I don’t want to see the same happen to any of my readers. Insure those ATVs, recreational vehicles and snowmobiles. If you don’t insure them, you may not be covered; even if the accident isn’t your fault. Think about the case I just shared with you. This poor farmer was hit through no fault of his own on a country road. He did NOTHING WRONG. He sustained very serious personal injuries. The highest level Court in Ontario told him that he could NOT SUE THE AT FAULT DRIVER OR COLLECT ACCIDENT BENEFITS because his ATV was NOT INSURED. It was because of a legal technicality that this poor injured accident victim got ZERO in his case. If that doesn’t upset, anger or worry you, then clearly we get excited and angry about different things.

Don’t let the same thing that happened to Farmer Matheson happen to you. Get covered. Get insurance. It doesn’t matter who you get it with; just get insured. Most cases where Plaintiffs/accident victims get shut out are on coverage claims where defendant insurers escape liability based on a legal technicality such as the one described in the case above.

Enough law talk?
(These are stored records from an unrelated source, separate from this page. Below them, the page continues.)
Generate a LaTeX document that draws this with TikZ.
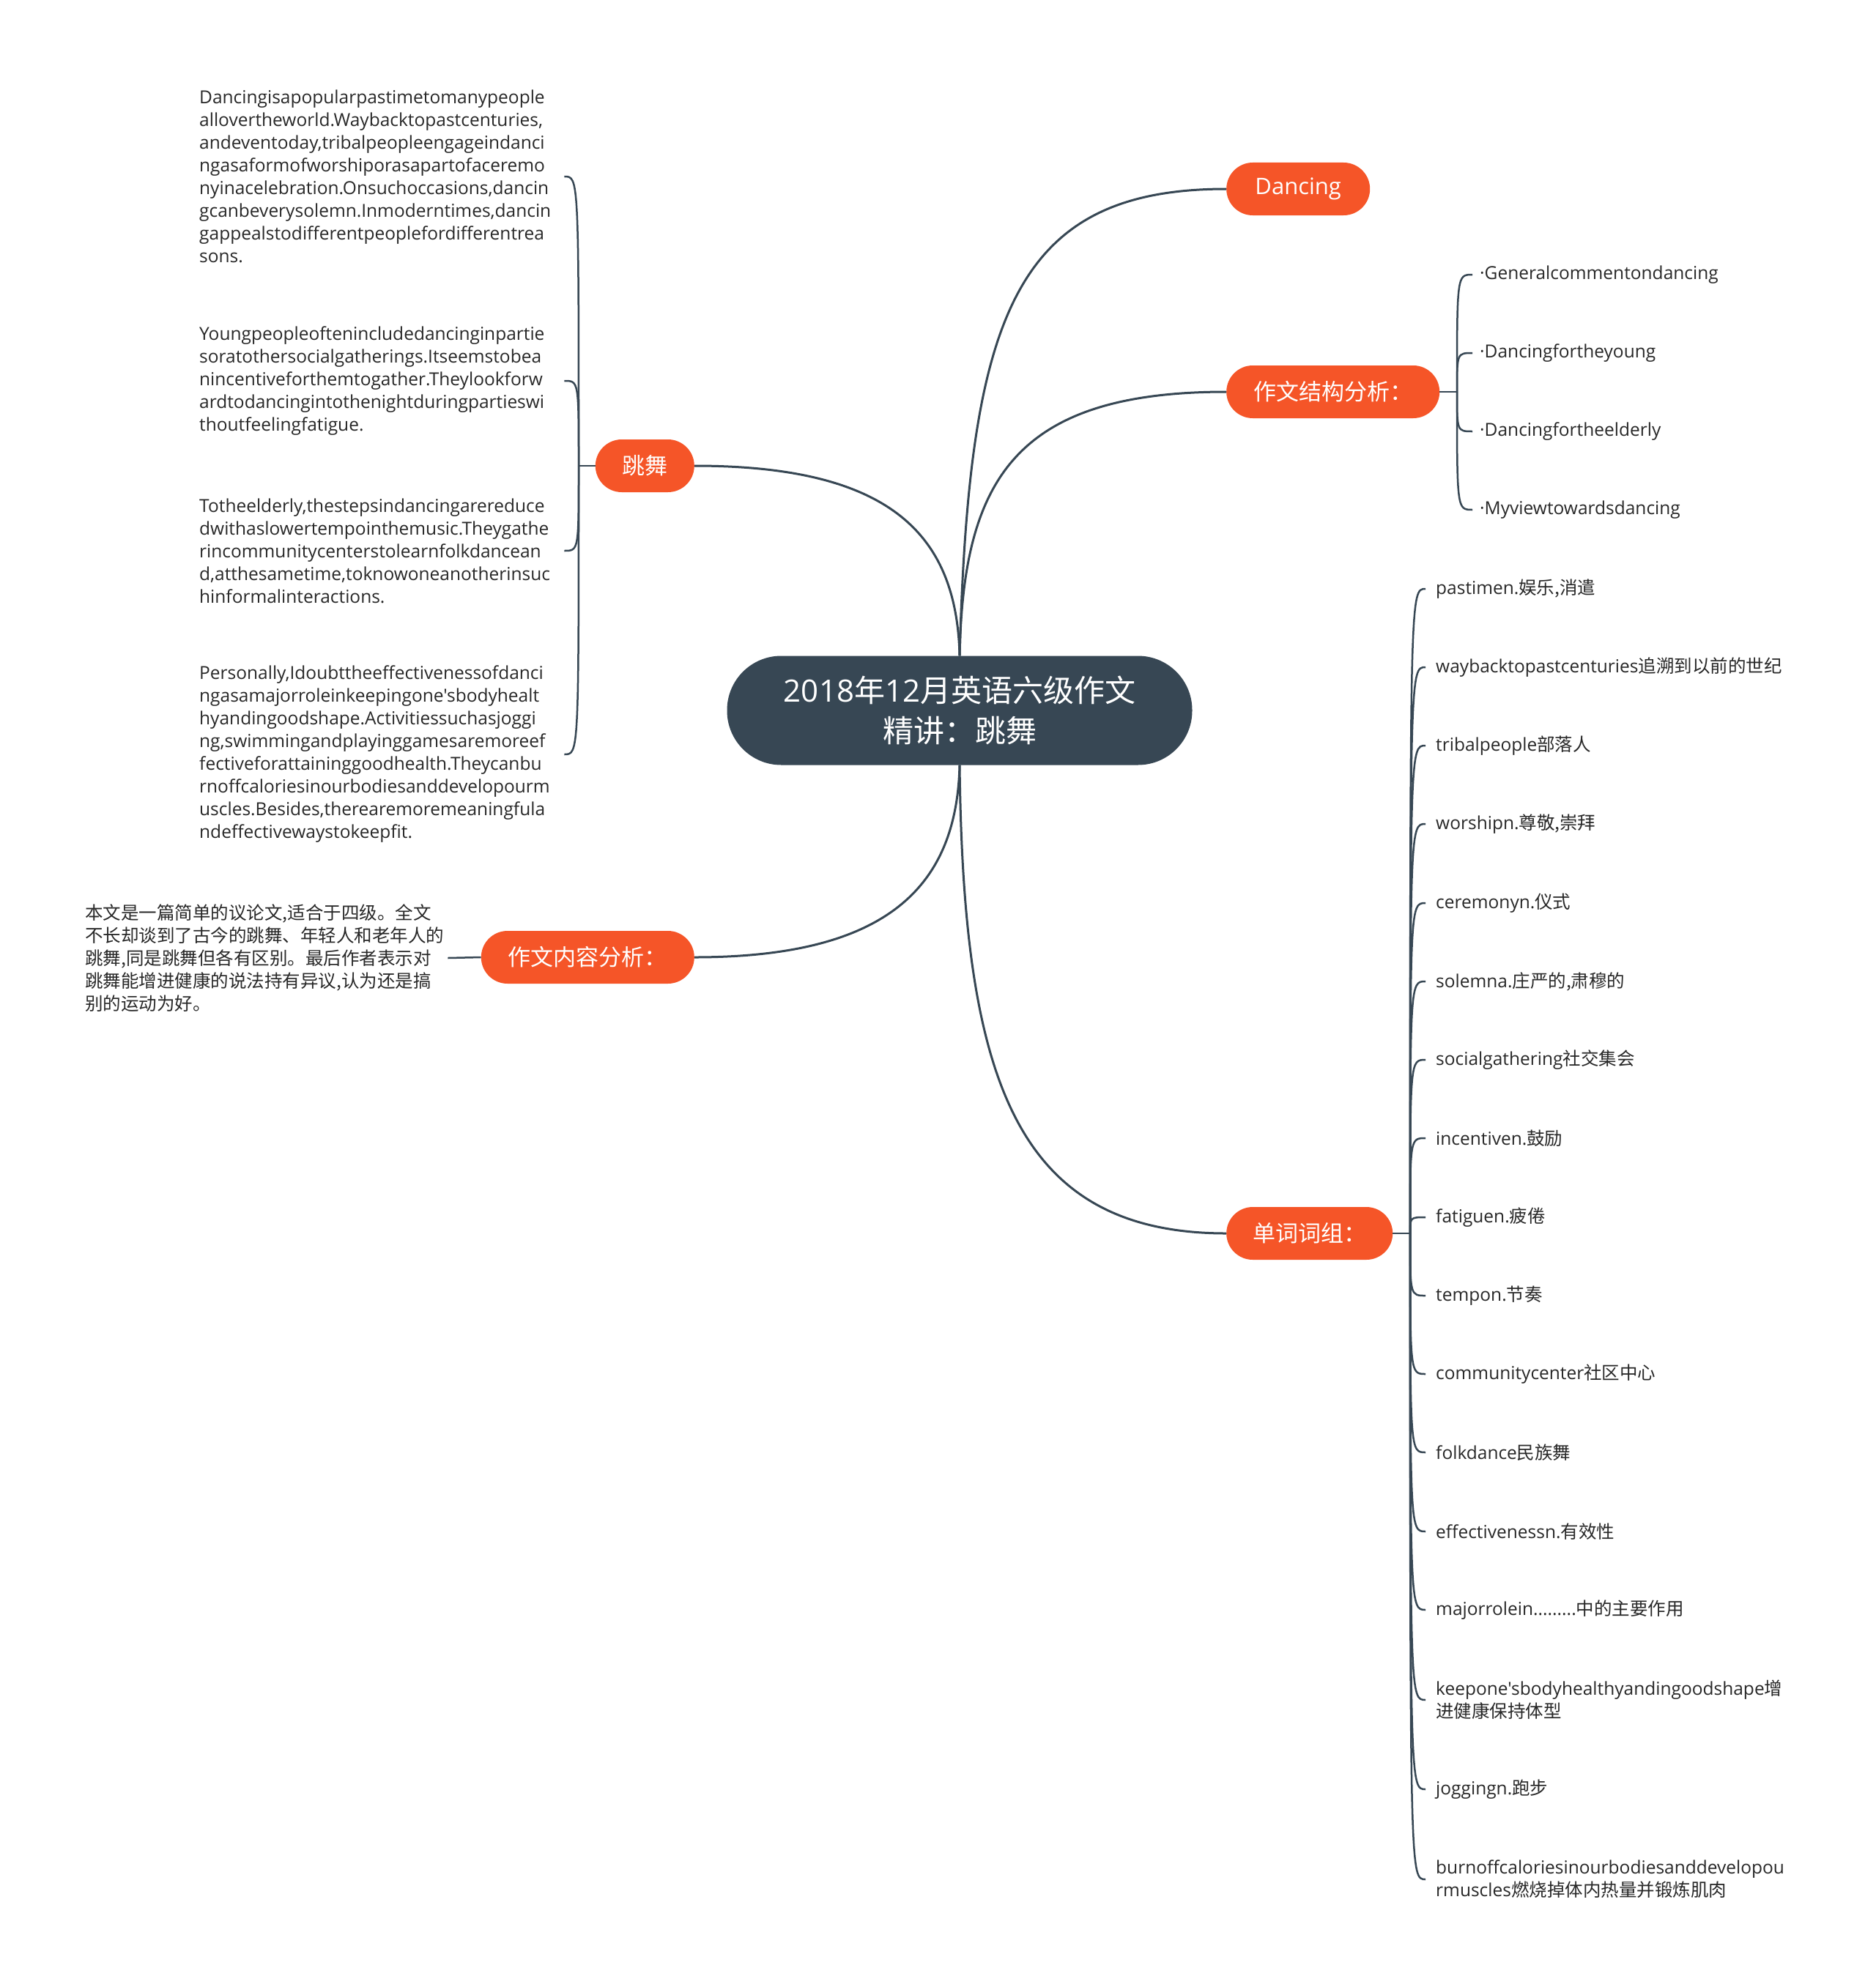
\documentclass[tikz,border=0pt]{standalone}
\usepackage{fontspec}
\setmainfont{Open Sans}[Ligatures=TeXOff]
\newfontfamily\cjk{Noto Sans CJK SC}
\usetikzlibrary{calc}
\definecolor{orng}{RGB}{245,85,40}
\definecolor{slate}{RGB}{55,71,84}
\definecolor{ink}{RGB}{40,40,40}
\hyphenpenalty=10000 \exhyphenpenalty=10000
\tikzset{
  topic/.style={fill=orng, text=white, rounded corners=36pt, minimum height=72pt,
    inner sep=0pt, font=\fontsize{31}{37}\selectfont},
  leaf/.style={inner xsep=14pt, inner ysep=0pt, anchor=west, align=left,
    font=\fontsize{24.5}{31}\selectfont, text=ink},
  para/.style={inner sep=0pt, anchor=west, align=left, text width=498pt,
    font=\fontsize{24.5}{31}\selectfont, text=ink},
  link/.style={draw=slate, line width=3pt},
  twig/.style={draw=slate, line width=2.5pt},
}
\begin{document}
\begin{tikzpicture}[x=1pt,y=-1pt]
\fill[white] (0,0) rectangle (2560,2713);
\useasboundingbox (0,0) rectangle (2560,2713);

% central node
\node[fill=slate, text=white, rounded corners=74pt, minimum width=635pt,
  minimum height=149pt, inner sep=0pt, align=center,
  font=\fontsize{42}{55}\selectfont] (c) at (1310,970)
  {2018{\cjk 年}12{\cjk 月英语六级作文}\\{\cjk 精讲：跳舞}};

% main topics
\node[topic, anchor=west, minimum width=196pt] (dn) at (1674,258) {Dancing};
\node[topic, anchor=west, minimum width=291pt] (jg) at (1674,535) {\cjk 作文结构分析：};
\node[topic, anchor=west, minimum width=227pt] (dc) at (1674,1684) {\cjk 单词词组：};
\node[topic, anchor=east, minimum width=135pt] (tw) at (948,636) {\cjk 跳舞};
\node[topic, anchor=east, minimum width=291pt] (nr) at (948,1307) {\cjk 作文内容分析：};

% main connectors
\draw[link] (c.north) .. controls (1323,432) and (1384,258) .. (dn.west);
\draw[link] (c.north) .. controls (1315,657) and (1384,535) .. (jg.west);
\draw[link] (c.south) .. controls (1315,1470) and (1384,1684) .. (dc.west);
\draw[link] (c.north) .. controls (1306,726) and (1211,636) .. (tw.east);
\draw[link] (c.south) .. controls (1306,1211) and (1211,1307) .. (nr.east);

% structure items
\coordinate (jA) at (1989,535);
\draw[twig] (jg.east) -- (jA);
\node[leaf, inner xsep=10pt] (s1) at (2010,375) {·Generalcommentondancing};
\node[leaf, inner xsep=10pt] (s2) at (2010,482) {·Dancingfortheyoung};
\node[leaf, inner xsep=10pt] (s3) at (2010,589) {·Dancingfortheelderly};
\node[leaf, inner xsep=10pt] (s4) at (2010,696) {·Myviewtowardsdancing};
\foreach \n in {s1,s2,s3,s4}
  \draw[twig] (jA) .. controls (jA |- \n.west) and (jA |- \n.west) .. (\n.west);

% vocabulary items
\coordinate (jB) at (1925,1684);
\draw[twig] (dc.east) -- (jB);
\node[leaf] (w1) at (1946,804) {pastimen.{\cjk 娱乐,消遣}};
\node[leaf] (w2) at (1946,911) {waybacktopastcenturies{\cjk 追溯到以前的世纪}};
\node[leaf] (w3) at (1946,1018) {tribalpeople{\cjk 部落人}};
\node[leaf] (w4) at (1946,1125) {worshipn.{\cjk 尊敬,崇拜}};
\node[leaf] (w5) at (1946,1233) {ceremonyn.{\cjk 仪式}};
\node[leaf] (w6) at (1946,1340) {solemna.{\cjk 庄严的,肃穆的}};
\node[leaf] (w7) at (1946,1447) {socialgathering{\cjk 社交集会}};
\node[leaf] (w8) at (1946,1554) {incentiven.{\cjk 鼓励}};
\node[leaf] (w9) at (1946,1662) {fatiguen.{\cjk 疲倦}};
\node[leaf] (w10) at (1946,1769) {tempon.{\cjk 节奏}};
\node[leaf] (w11) at (1946,1876) {communitycenter{\cjk 社区中心}};
\node[leaf] (w12) at (1946,1983) {folkdance{\cjk 民族舞}};
\node[leaf] (w13) at (1946,2091) {effectivenessn.{\cjk 有效性}};
\node[leaf] (w14) at (1946,2198) {majorrolein.........{\cjk 中的主要作用}};
\node[leaf] (w15) at (1946,2321) {keepone'sbodyhealthyandingoodshape{\cjk 增}\\{\cjk 进健康保持体型}};
\node[leaf] (w16) at (1946,2443) {joggingn.{\cjk 跑步}};
\node[leaf] (w17) at (1946,2566) {burnoffcaloriesinourbodiesanddevelopou\\rmuscles{\cjk 燃烧掉体内热量并锻炼肌肉}};
\foreach \n in {w1,w2,w3,w4,w5,w6,w7,w8,w9,w10,w11,w12,w13,w14,w15,w16,w17}
  \draw[twig] (jB) .. controls (jB |- \n.west) and (jB |- \n.west) .. (\n.west);

% dancing paragraphs
\coordinate (jC) at (790,636);
\draw[twig] (tw.west) -- (jC);
\node[para] (p1) at (272,241) {Dancingisapopularpastimetomanypeople\\
allovertheworld.Waybacktopastcenturies,\\
andeventoday,tribalpeopleengageindanci\\
ngasaformofworshiporasapartofaceremo\\
nyinacelebration.Onsuchoccasions,dancin\\
gcanbeverysolemn.Inmoderntimes,dancin\\
gappealstodifferentpeoplefordifferentrea\\
sons.};
\node[para] (p2) at (272,520) {Youngpeopleoftenincludedancinginpartie\\
soratothersocialgatherings.Itseemstobea\\
nincentiveforthemtogather.Theylookforw\\
ardtodancingintothenightduringpartieswi\\
thoutfeelingfatigue.};
\node[para] (p3) at (272,752) {Totheelderly,thestepsindancingarereduce\\
dwithaslowertempointhemusic.Theygathe\\
rincommunitycenterstolearnfolkdancean\\
d,atthesametime,toknowoneanotherinsuc\\
hinformalinteractions.};
\node[para] (p4) at (272,1030) {Personally,Idoubttheeffectivenessofdanci\\
ngasamajorroleinkeepingone'sbodyhealt\\
hyandingoodshape.Activitiessuchasjoggi\\
ng,swimmingandplayinggamesaremoreef\\
fectiveforattaininggoodhealth.Theycanbu\\
rnoffcaloriesinourbodiesanddevelopourm\\
uscles.Besides,therearemoremeaningfula\\
ndeffectivewaystokeepfit.};
\foreach \n in {p1,p2,p3,p4}
  \draw[twig] (jC) .. controls (jC |- \n.east) and (jC |- \n.east) .. (\n.east);

% content analysis
\node[para, text width=495pt, font=\fontsize{24.5}{31}\selectfont\cjk] (nt) at (116,1308)
 {本文是一篇简单的议论文,适合于四级。全文\\
不长却谈到了古今的跳舞、年轻人和老年人的\\
跳舞,同是跳舞但各有区别。最后作者表示对\\
跳舞能增进健康的说法持有异议,认为还是搞\\
别的运动为好。};
\draw[twig] (nr.west) -- (nt.east);
\end{tikzpicture}
\end{document}
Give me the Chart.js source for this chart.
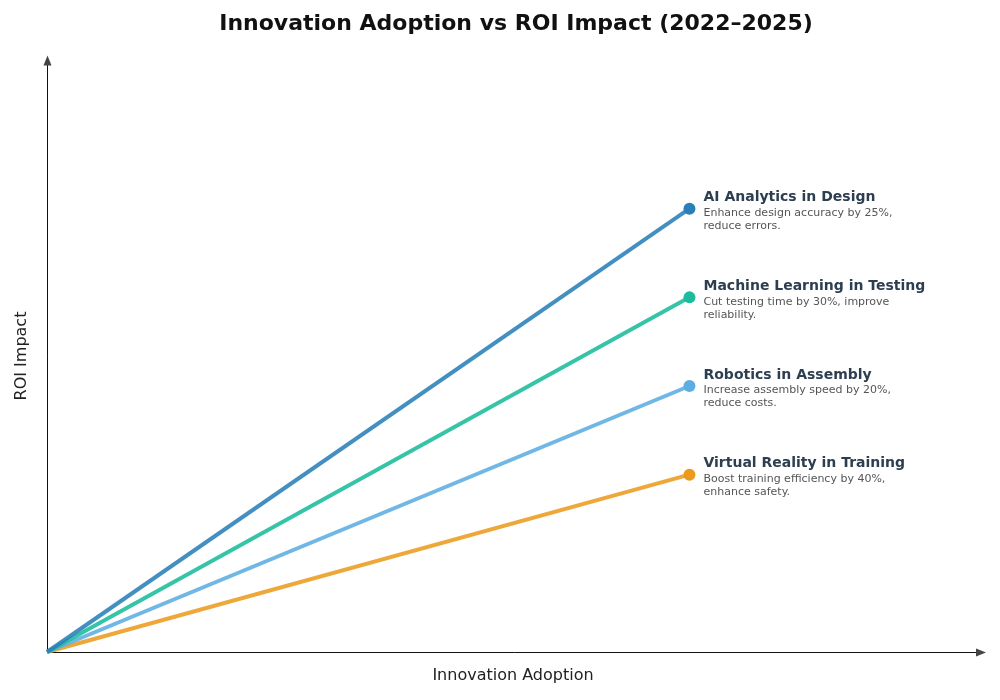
<!DOCTYPE html>
<html>
<head>
<meta charset="utf-8">
<script src="https://cdn.jsdelivr.net/npm/chart.js@4.4.0/dist/chart.umd.min.js"></script>
<style>
  html, body { margin: 0; padding: 0; background: #fff; }
  #wrap { width: 1000px; height: 700px; }
</style>
</head>
<body>
<div id="wrap"><canvas id="chart" width="1000" height="700"></canvas></div>
<script>
// Innovations plotted as rays from the origin
const innovations = ['AI Analytics in Design', 'Machine Learning in Testing', 'Robotics in Assembly', 'Virtual Reality in Training'];
const descriptions = [
    ['Enhance design accuracy by 25%,', 'reduce errors.'],
    ['Cut testing time by 30%, improve', 'reliability.'],
    ['Increase assembly speed by 20%,', 'reduce costs.'],
    ['Boost training efficiency by 40%,', 'enhance safety.']
];
const adoption = [1, 1, 1, 1];
const roi = [0.75, 0.6, 0.45, 0.3];

const lineColors = ['rgba(41,128,185,0.88)', 'rgba(26,188,156,0.88)', 'rgba(93,173,226,0.88)', 'rgba(236,155,30,0.88)'];
const pointColors = ['#2a7fb8', '#1abc9c', '#5dade2', '#eb9a1c'];

const FONT = "'DejaVu Sans', sans-serif";

// axes with arrowheads, axis titles and the text next to each end point
const decorations = {
    id: 'decorations',
    beforeDatasetsDraw(chart) {
        const { ctx, chartArea: a } = chart;
        const left = Math.round(a.left) + 0.5;
        const bottom = Math.round(a.bottom) + 0.5;
        ctx.save();
        ctx.strokeStyle = '#111';
        ctx.lineWidth = 1;
        ctx.beginPath();
        ctx.moveTo(left, bottom);
        ctx.lineTo(left, a.top + 4);
        ctx.moveTo(left, bottom);
        ctx.lineTo(a.right - 4, bottom);
        ctx.stroke();
        ctx.fillStyle = '#444';
        ctx.beginPath();
        ctx.moveTo(left, a.top - 2);
        ctx.lineTo(left - 4, a.top + 8);
        ctx.lineTo(left + 4, a.top + 8);
        ctx.closePath();
        ctx.fill();
        ctx.beginPath();
        ctx.moveTo(a.right + 1, bottom);
        ctx.lineTo(a.right - 9, bottom - 4);
        ctx.lineTo(a.right - 9, bottom + 4);
        ctx.closePath();
        ctx.fill();

        ctx.fillStyle = '#222';
        ctx.font = '16px ' + FONT;
        ctx.textAlign = 'center';
        ctx.textBaseline = 'middle';
        ctx.fillText('Innovation Adoption', 513, 676);
        ctx.translate(22, 356);
        ctx.rotate(-Math.PI / 2);
        ctx.fillText('ROI Impact', 0, 0);
        ctx.restore();
    },
    afterDatasetsDraw(chart) {
        const { ctx } = chart;
        ctx.save();
        ctx.textAlign = 'left';
        ctx.textBaseline = 'middle';
        chart.data.datasets.forEach((ds, i) => {
            const pt = chart.getDatasetMeta(i).data[1];
            const x = pt.x + 14;
            ctx.fillStyle = '#2c3e50';
            ctx.font = 'bold 14px ' + FONT;
            ctx.fillText(innovations[i], x, pt.y - 11);
            ctx.fillStyle = '#555';
            ctx.font = '11px ' + FONT;
            descriptions[i].forEach((line, j) => ctx.fillText(line, x, pt.y + 4.5 + j * 13));
        });
        ctx.restore();
    }
};

new Chart(document.getElementById('chart'), {
    type: 'line',
    data: {
        datasets: innovations.map((name, i) => ({
            label: name,
            data: [{ x: 0, y: 0 }, { x: adoption[i], y: roi[i] }],
            borderColor: lineColors[i],
            borderWidth: 4,
            pointRadius: [0, 6],
            pointHoverRadius: [0, 6],
            pointBackgroundColor: pointColors[i],
            pointBorderWidth: 0,
            clip: false
        }))
    },
    options: {
        responsive: false,
        animation: false,
        layout: { padding: { left: 47, right: 15, top: 0, bottom: 48 } },
        plugins: {
            legend: { display: false },
            tooltip: { enabled: false },
            title: {
                display: true,
                text: 'Innovation Adoption vs ROI Impact (2022–2025)',
                color: '#111',
                font: { family: FONT, size: 22, weight: 'bold' },
                padding: { top: 11, bottom: 20 }
            }
        },
        scales: {
            x: { type: 'linear', display: false, min: 0, max: 1.46 },
            y: { display: false, min: 0, max: 1.006 }
        }
    },
    plugins: [decorations]
});
</script>
</body>
</html>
Sure. How about Toronto’s basketball team! When was the last time you saw the starting line up SIT for the entire fourth quarter because they had the game in hand. I’ve been so impressed by their play. These past two season of Toronto basketball have been some of the best we’ve seen in the city. I hope they keep rolling on. Was it just me or did those purple throw back jerseys bring a big smile to your face? I LOVED seeing them again. Brought back a lot of memories (both good and bad). It’s nice that the team is trying to promote their short, and not so great history. But, it’s still really nice.